30
May
2019
Roads

Roads

In nighttime Morroco, Gyllen (Fionn Whitehead) a young British runaway is urgently phoning round anyone he knows. Stuck with a stolen camper van that won’t start, he’s starting to panic. From afar Congolese immigrant William (Stéphane Bak) watches his distress. Sliding down the hillside, William decides to help him get the camper van started. By way of thanks, Gyllen offers to give William a lift to wherever he’s going. It’s a fateful decision and one that will result in a life-changing journey for both of them.

… is as much about journey taken on the inside as it is the distance travelled on the outside.

Director Sebastian Schipper’s ‘Roads’ is as much about journey taken on the inside as it is the distance travelled on the outside. Navigating such issues as immigration, rejection and growing up, ‘Roads’ is a surprisingly mature drama that grows in import the closer the boys arrive at their respective destinations.

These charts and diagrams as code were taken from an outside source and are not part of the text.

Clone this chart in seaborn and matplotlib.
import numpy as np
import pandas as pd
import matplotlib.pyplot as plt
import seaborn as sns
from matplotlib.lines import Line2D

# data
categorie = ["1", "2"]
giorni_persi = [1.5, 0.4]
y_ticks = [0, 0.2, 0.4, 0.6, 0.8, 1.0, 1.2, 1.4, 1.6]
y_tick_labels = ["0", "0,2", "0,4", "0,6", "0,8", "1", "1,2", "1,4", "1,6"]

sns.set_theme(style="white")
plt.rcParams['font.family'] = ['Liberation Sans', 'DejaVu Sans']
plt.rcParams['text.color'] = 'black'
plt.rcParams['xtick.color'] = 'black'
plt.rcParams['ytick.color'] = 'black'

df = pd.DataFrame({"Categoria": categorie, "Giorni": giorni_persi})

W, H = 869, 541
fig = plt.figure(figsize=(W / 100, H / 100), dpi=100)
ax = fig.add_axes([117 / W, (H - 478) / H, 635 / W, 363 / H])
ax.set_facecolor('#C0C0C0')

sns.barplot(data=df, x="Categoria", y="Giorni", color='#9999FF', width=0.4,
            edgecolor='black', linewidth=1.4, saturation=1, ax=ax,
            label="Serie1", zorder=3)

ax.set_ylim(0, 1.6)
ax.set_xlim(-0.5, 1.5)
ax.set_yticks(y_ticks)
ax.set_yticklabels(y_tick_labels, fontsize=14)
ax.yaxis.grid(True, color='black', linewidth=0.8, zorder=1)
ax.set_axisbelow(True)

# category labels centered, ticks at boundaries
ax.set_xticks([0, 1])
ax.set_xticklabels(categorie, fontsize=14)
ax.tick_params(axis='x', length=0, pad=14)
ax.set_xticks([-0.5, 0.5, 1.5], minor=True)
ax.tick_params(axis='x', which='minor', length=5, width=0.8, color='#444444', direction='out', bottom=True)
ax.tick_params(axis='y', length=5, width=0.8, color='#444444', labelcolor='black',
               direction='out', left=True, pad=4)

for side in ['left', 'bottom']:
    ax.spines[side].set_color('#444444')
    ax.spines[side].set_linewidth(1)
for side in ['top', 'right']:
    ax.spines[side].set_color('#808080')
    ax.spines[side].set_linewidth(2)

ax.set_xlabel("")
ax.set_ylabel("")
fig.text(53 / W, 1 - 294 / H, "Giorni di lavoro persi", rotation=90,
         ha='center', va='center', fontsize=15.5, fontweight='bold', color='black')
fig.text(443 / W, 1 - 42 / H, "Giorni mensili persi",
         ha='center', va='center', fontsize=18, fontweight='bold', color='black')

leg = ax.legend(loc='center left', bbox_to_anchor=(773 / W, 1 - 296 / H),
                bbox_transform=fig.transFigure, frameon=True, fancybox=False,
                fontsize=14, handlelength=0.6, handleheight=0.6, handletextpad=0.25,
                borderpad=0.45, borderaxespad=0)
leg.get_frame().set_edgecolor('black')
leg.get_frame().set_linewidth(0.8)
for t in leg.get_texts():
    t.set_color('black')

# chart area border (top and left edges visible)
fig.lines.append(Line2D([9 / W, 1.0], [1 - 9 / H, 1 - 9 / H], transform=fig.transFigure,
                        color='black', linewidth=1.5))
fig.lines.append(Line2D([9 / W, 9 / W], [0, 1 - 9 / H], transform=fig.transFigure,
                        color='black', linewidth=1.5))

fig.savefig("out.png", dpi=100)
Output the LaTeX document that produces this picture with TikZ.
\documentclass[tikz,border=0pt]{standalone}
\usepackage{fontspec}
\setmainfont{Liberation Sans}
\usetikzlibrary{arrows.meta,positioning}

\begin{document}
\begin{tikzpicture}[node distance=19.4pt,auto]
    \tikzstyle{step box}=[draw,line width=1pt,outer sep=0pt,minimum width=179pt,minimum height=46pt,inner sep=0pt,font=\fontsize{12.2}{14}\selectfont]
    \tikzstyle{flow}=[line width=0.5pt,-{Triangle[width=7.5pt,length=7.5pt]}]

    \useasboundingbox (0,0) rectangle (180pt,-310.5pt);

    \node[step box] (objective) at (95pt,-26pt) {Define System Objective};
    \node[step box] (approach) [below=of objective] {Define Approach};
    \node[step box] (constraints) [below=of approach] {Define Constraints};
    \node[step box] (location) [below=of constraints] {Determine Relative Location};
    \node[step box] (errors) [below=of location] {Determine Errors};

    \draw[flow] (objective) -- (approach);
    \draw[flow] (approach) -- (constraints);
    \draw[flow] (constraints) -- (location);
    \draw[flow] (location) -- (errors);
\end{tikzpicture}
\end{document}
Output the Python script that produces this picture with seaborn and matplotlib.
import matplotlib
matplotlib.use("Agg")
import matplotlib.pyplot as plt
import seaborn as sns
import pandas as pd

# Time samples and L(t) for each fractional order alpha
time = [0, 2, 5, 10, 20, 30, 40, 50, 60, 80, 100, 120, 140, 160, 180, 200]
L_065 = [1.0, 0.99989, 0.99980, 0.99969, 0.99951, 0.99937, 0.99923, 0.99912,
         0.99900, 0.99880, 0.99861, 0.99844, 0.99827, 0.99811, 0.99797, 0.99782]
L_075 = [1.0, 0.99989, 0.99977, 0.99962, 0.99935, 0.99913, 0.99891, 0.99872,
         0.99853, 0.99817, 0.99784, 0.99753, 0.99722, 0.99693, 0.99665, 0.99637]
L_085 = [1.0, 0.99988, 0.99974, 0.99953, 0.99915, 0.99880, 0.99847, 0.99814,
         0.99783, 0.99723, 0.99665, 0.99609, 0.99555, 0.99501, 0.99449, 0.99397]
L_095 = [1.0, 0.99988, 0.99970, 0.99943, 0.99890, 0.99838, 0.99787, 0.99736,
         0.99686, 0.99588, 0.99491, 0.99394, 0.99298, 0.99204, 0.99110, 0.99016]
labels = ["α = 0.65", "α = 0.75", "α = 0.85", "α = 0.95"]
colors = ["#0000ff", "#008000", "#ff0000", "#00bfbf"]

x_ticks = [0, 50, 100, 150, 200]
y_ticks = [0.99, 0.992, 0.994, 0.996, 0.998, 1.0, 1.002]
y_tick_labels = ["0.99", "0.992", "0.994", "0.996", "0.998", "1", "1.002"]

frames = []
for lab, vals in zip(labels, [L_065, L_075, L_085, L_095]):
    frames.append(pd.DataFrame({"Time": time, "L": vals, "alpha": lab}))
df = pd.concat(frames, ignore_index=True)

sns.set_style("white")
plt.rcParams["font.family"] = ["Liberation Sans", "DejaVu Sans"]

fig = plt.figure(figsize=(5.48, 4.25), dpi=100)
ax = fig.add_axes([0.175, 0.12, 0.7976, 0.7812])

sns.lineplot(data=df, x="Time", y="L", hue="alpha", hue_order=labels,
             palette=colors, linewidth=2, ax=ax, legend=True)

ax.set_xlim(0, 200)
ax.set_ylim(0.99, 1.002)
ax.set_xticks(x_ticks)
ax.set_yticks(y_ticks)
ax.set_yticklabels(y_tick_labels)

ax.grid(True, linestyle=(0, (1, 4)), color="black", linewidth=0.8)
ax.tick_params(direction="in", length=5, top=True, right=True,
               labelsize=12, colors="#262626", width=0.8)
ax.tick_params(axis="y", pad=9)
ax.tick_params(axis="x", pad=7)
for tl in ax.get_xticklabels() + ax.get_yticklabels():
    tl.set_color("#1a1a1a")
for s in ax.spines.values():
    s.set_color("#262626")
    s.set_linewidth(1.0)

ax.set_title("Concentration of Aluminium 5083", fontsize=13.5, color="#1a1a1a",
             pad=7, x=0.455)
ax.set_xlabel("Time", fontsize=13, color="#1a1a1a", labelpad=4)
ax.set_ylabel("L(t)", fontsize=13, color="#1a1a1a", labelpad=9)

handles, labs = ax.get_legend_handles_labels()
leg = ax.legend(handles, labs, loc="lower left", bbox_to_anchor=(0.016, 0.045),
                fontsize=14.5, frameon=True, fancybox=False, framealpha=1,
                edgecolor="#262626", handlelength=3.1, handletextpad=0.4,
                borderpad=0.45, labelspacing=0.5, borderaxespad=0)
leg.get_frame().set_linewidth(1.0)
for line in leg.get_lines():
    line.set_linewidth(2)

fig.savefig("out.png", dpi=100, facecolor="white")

In terms of its acting ‘Dunkirk’s’ Fionn Whitehead builds upon his mainstream arrival as Gyllen. An errant youth who’s clearly lost his way before Stéphane Bak’s more mature William finds him, any layers of assumption and privilege naturalistically fall both of their performances. Neither wallowing in the touristy antics of Danny Boyle’s ‘The Beach’ nor the brutal realism of Diego Quemada-Díez’s ‘The Golden Cage’, ‘Roads’ is instead a sober take on a global reality whose real-world effects seem to have long since disappeared from the newspaper headlines.

Seen as a microcosmic story, Schipper’s pulls off a delicate balancing act between melodrama and topicality and is due much credit for the movie’s sense of restraint. In what could have been a more sensational tale, the situation never obscures the drama and vice-versa. The result is an absorbing film with two central performances that grow in believability and a story that arrests your attention whilst quietening any reservations you might have had.

Broaden your horizons and hit the ‘Roads’ whilst you can.